Аладьин между тем рассказывал:
— Жили люди неправильно, плохо, по кривде, стало быть, зачали с голоду и болезней опрежде времени валиться, не успевают сродники могилы копать — мор. А жить, известно, хочется, страсть как желается; человек‑то к доброму, к хорошему на земле стремится, не к худу… Ну, и пошли люди правду искать, то есть счастье, хорошую, значит, жизнь. Шли, шли, не знаю сколько времени, может, не один год, только однажды заблудились, потеряли дорогу. Что делать? Стали советоваться, переругались, перекорились, вот как мы иногда на сходе глотки дерем попусту, — нелады одни. И тут стало — нету ладу, да и только. Одна сторона кричит: «Поворачивай назад, неплохо, дескать, жили, все нам мало, недовольны, не так да не этак. А смотрите‑ка, — орут которые, — туточка еще хуже, заживо подохнем. Прежняя‑то жизнь была лучше теперешней!»
— Это ты уж, Никита Петрович, не про нас ли, грешных, рассказываешь? — поинтересовалась со смешком Сморчиха.

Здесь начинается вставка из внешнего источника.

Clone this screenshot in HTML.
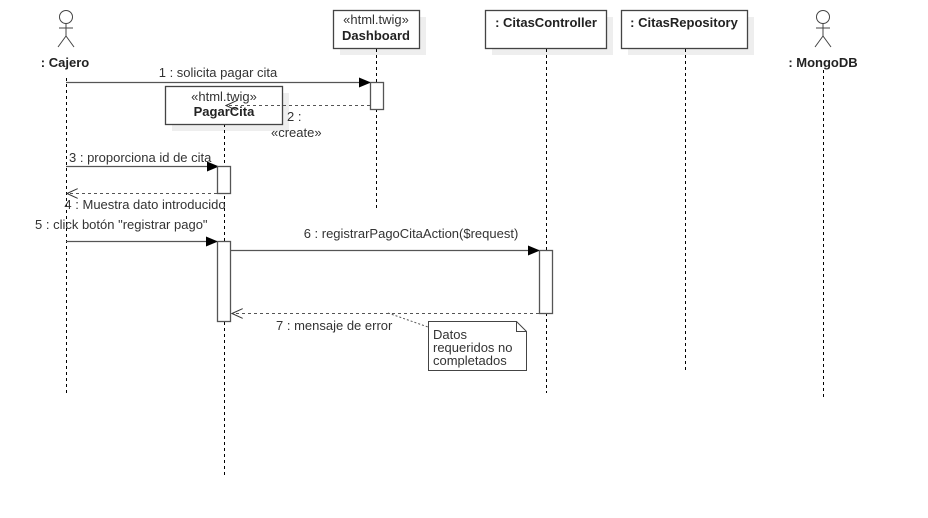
<!DOCTYPE html>
<html><head><meta charset="utf-8"><style>
html,body{margin:0;padding:0;background:#fff;width:928px;height:518px;overflow:hidden}
svg{display:block}
text{font-family:"Liberation Sans",sans-serif;font-size:13px;fill:#333}
.b{font-weight:bold;fill:#222}
</style></head><body>
<svg width="928" height="518" viewBox="0 0 928 518">
<defs>
<marker id="fa" markerWidth="12" markerHeight="10" refX="11" refY="5" orient="auto" markerUnits="userSpaceOnUse"><path d="M0,0 L12,5 L0,10 z" fill="#000"/></marker>
<marker id="oa" markerWidth="12" markerHeight="10" refX="11" refY="5" orient="auto" markerUnits="userSpaceOnUse"><path d="M0,0 L11,5 L0,10" fill="none" stroke="#333" stroke-width="1"/></marker>
</defs>
<g fill="#eee">
<rect x="340" y="17" width="86" height="38"/>
<rect x="492" y="17" width="121" height="38"/>
<rect x="628" y="17" width="126" height="38"/>
<rect x="172" y="93" width="117" height="38"/>
</g>
<g stroke="#000" stroke-dasharray="3,3" stroke-width="1">
<line x1="66.5" y1="78" x2="66.5" y2="393"/>
<line x1="376.5" y1="49" x2="376.5" y2="210"/>
<line x1="546.5" y1="49" x2="546.5" y2="393"/>
<line x1="685.5" y1="49" x2="685.5" y2="370"/>
<line x1="823.5" y1="70" x2="823.5" y2="400"/>
<line x1="224.5" y1="124" x2="224.5" y2="476"/>
</g>
<g stroke="#444" fill="#fff" stroke-width="1.3">
<rect x="333.5" y="10.5" width="86" height="38"/>
<rect x="485.5" y="10.5" width="121" height="38"/>
<rect x="621.5" y="10.5" width="126" height="38"/>
</g>
<text x="376" y="24" text-anchor="middle">«html.twig»</text>
<text x="376" y="40" text-anchor="middle" class="b">Dashboard</text>
<text x="546" y="27" text-anchor="middle" class="b">: CitasController</text>
<text x="684" y="27" text-anchor="middle" class="b">: CitasRepository</text>
<g stroke="#444" fill="none" stroke-width="1">
<circle cx="66" cy="17" r="6.5"/><line x1="66" y1="23" x2="66" y2="36"/><line x1="59" y1="28" x2="73" y2="28"/><line x1="66" y1="36" x2="58" y2="47"/><line x1="66" y1="36" x2="74" y2="47"/>
<circle cx="823" cy="17" r="6.5"/><line x1="823" y1="23" x2="823" y2="36"/><line x1="816" y1="28" x2="830" y2="28"/><line x1="823" y1="36" x2="815" y2="47"/><line x1="823" y1="36" x2="831" y2="47"/>
</g>
<text x="65" y="67" text-anchor="middle" class="b">: Cajero</text>
<text x="823" y="67" text-anchor="middle" class="b">: MongoDB</text>
<line x1="66" y1="82.5" x2="370" y2="82.5" stroke="#555" stroke-width="1.3" marker-end="url(#fa)"/>
<text x="218" y="77" text-anchor="middle">1 : solicita pagar cita</text>
<rect x="370.5" y="82.5" width="13" height="27" fill="#fff" stroke="#555" stroke-width="1.3"/>
<rect x="165.5" y="86.5" width="117" height="38" fill="#fff" stroke="#444" stroke-width="1.3"/>
<text x="224" y="101" text-anchor="middle">«html.twig»</text>
<text x="224" y="116" text-anchor="middle" class="b">PagarCita</text>
<line x1="370" y1="105.5" x2="226" y2="105.5" stroke="#555" stroke-dasharray="3,3" marker-end="url(#oa)"/>
<text x="287" y="121">2 :</text>
<text x="271" y="137">«create»</text>
<line x1="66" y1="166.5" x2="218" y2="166.5" stroke="#555" stroke-width="1.3" marker-end="url(#fa)"/>
<text x="69" y="162">3 : proporciona id de cita</text>
<rect x="217.5" y="166.5" width="13" height="27" fill="#fff" stroke="#555" stroke-width="1.3"/>
<line x1="217" y1="193.5" x2="67" y2="193.5" stroke="#555" stroke-dasharray="3,3" marker-end="url(#oa)"/>
<text x="145" y="209" text-anchor="middle">4 : Muestra dato introducido</text>
<line x1="66" y1="241.5" x2="217" y2="241.5" stroke="#555" stroke-width="1.3" marker-end="url(#fa)"/>
<text x="35" y="229">5 : click botón "registrar pago"</text>
<rect x="217.5" y="241.5" width="13" height="80" fill="#fff" stroke="#555" stroke-width="1.3"/>
<line x1="231" y1="250.5" x2="539" y2="250.5" stroke="#555" stroke-width="1.3" marker-end="url(#fa)"/>
<text x="411" y="238" text-anchor="middle">6 : registrarPagoCitaAction($request)</text>
<rect x="539.5" y="250.5" width="13" height="63" fill="#fff" stroke="#555" stroke-width="1.3"/>
<line x1="539" y1="313.5" x2="232" y2="313.5" stroke="#555" stroke-dasharray="3,3" marker-end="url(#oa)"/>
<text x="276" y="330">7 : mensaje de error</text>
<line x1="388" y1="313" x2="428" y2="327" stroke="#555" stroke-dasharray="2,2"/>
<path d="M428.5,321.5 H516.5 L526.5,331.5 V370.5 H428.5 Z M516.5,321.5 V331.5 H526.5" fill="#fff" stroke="#444" stroke-width="1"/>
<text x="433" y="339">Datos</text>
<text x="433" y="352">requeridos no</text>
<text x="433" y="365">completados</text>
</svg>
</body></html>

— Про всех, — просто ответил Аладьин. — Не перебивайте, сам собьюсь. Ну вот, кричат, орут разное. Другие люди говорят: «Надо — тка свернуть направо, пробиваться, дорогу искать». Третьи, супротив, требуют налево повернуть: «Кажись, тропа видна, куда‑нибудь да выведет, не может быть, чтобы не вывела, кто‑то по ней куда‑то шел, и мы пойдем…» Руготни, словом, не оберешься, а пользы никакой, каждый настаивает на своем, считает, что он прав… И только один молодой мужик Данило выискался, умный, сильный, смелый, советует идти вперед. Назад нельзя, ни вправо, ни влево не сворачивать, а, слышь, вперед да вперед идти, как бы, чу, ни было трудно. Смекаете?.. Долго ли, коротко ли уговаривал Данило народ, — уговорил, порешили всем миром, значит, никуда не сворачивать, как бы ни было худо. В вожаки выбрали Данила. «Веди, говорят, раз надоумил, вызвался, вперед — так вперед. Айда — те, пошли!» Вот и повел Данило людей напрямки. А напрямки — л ес дремучий, чем дальше, тем гуще, тьма под деревьями, и куда ни ступишь — болотина, трясина бездонная, засасывает человека с головой. Попросту сказать, кругом, значит, кривда, просвета не видать, куда людям податься, — пояснил дяденька Никита, блестя темными выпуклыми глазами.
— Понятно! — кивнул Митя — почтальон, снимая с плеча свою кожаную сумку.
— Да не мешайте за — ради бога слушать! — взмолились, зашумели мамки. — Ты сам себя не перебивай, Петрович!